In response to the representatives’ advice to establish a judicial reform committee under the Presidential Office and to publish the progress of judicial reform every three months, Ma promised to ask the Justice Ministry and Judicial Yuan to present a practical strategy in one month.
In other news, at a separate setting yesterday, former vice president Annette Lu (呂秀蓮) lashed out at the Ma government, accusing it of trying to cover up the ugly acts of the former Chinese Nationalist Party (KMT) regime by using works of art to beautify the Taiwan Human Rights Memorial Park.
Lu called on the public not to visit the park until the government restored its original appearance.

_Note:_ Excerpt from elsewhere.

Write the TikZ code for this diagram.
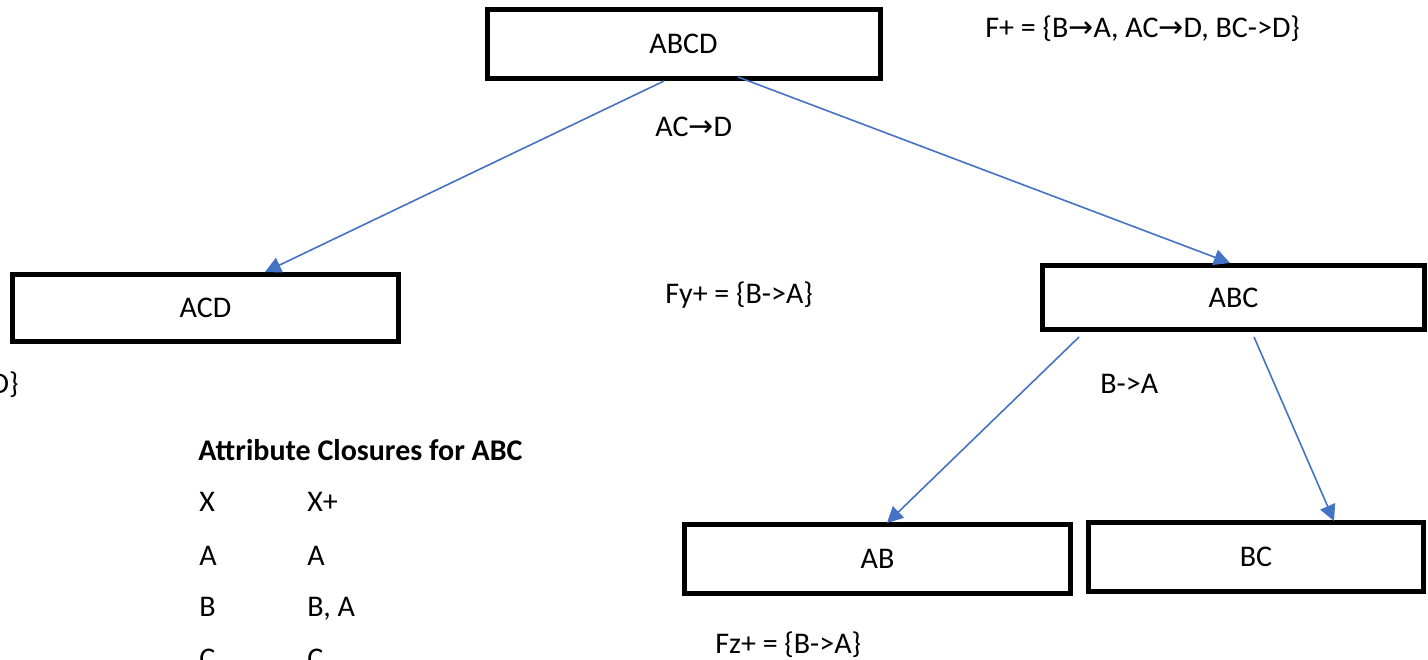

The Council of Cultural Affairs organized an exhibition at the memorial park on Thursday, including a public art installation. Chen Chia-chun (陳嘉君), wife of anti-Chen Shui-bian (陳水扁) movement leader Shih Ming-teh (施明德), tried to attack the artwork and was arrested.
Chen criticized artist Yu Wen-fu (游文富) for displaying his work where Wang Hsi-ling (汪希苓), former head of the Military Intelligence Bureau was kept under house arrest for ordering the murder of Chinese-American writer Henry Liu (劉宜良). Chen said that placing the art work there was the same as commemorating Wang.
“The memorial held many dissidents including myself and tortured us during the martial law period, and it is ironic that President Ma allowed the government to beautify the memorial with public art works and dancing,” Lu said during a human rights forum held by the Yushan Media.
Lu urged Ma to face up to the old KMT regime’s crimes and called for a boycott of the memorial until it is restored to its original state.
Before becoming the Taiwan Human Rights Memorial Park, Taipei’s Jingmei military detention center was used to try and detain political dissidents before sending them to prison or to be executed from the late 1960s to the 1980s.